I guess the reason why I like travelling is for that feeling where you don't know what to expect or what's going to happen next.

That's why I generally try to avoid the more popular destinations because everyone's been there, they've written about it and for some reason seem obliged to devulge every single little detail about a particular place. Just so anyone else who plans to go there will know exactly which bus, tram or train to take in, say [insert famous destination], before they've even gotten on the one back home to head off to the airport.

I find that it somehow dampens the charm and mystery that a place would otherwise provide were it not known by so many people. A bit paradoxical on my part perhaps.

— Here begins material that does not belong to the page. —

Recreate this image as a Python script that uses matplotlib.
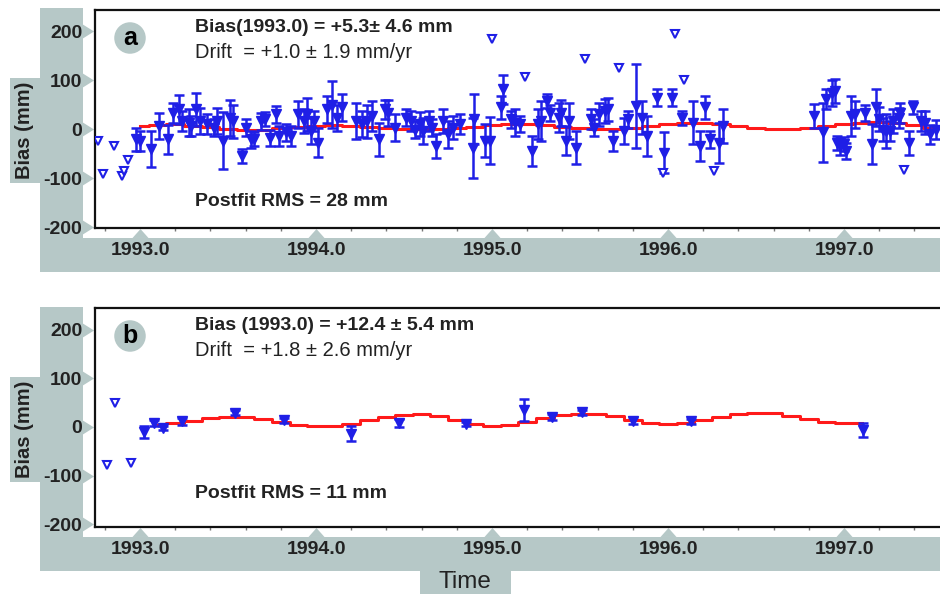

It's for this same reason why I would like to stay longer in the truly great cities of the world - London, Paris, Vienna, just to name a few I've been to in Europe. Because if you stay only for a while, you can only see the things you're meant to see. Not the things you could see if you left your Fodor's or Lonely Planet behind and just walked around.

It's the most mundane things that people do in those cities - their daily commute, lunch at the neighbourhood diner, that give you a sense about what the city is all about. A city's soul is its people and without it there's nothing much except fabricated megaliths of monuments that don't really mean too much on its own.

I would love to go to Athens to see the Acropolis, but I would love more to see the people who built the city that surronds it.

2 comments:

HuiMei Chew said...

Spoken like a true anthropologist. :D

The way I see it, in order to travel sans-lonely-planet, you need to prepare in other ways: like knowing the language (so you can ask for directions), or being really really familiar with the bus/subways systems, so you can go anywhere on a whim and still find your way back.

Edmund said...

I like getting lost a bit though, finding your way as you go. If you're on holiday it's great as long as its not a shady place. Like in big cities it's easy. Otherwise it can be stressful if you have to find a place where you have an important appointment or something and really need to be there.

Knowning the transportation system definitely helps but LP and other guidebooks tend to tell you so much it gives you too many expectations even before you go.

I did get yelled at and got stuff thrown at by a baker's wife (empty panadol box) in Malta because I begged the baker to let me stay and watch as be baked but he asked me to bugger off but I wouldn't right away. I thought they had Italian blood maybe so they would be friendlier but apparently not.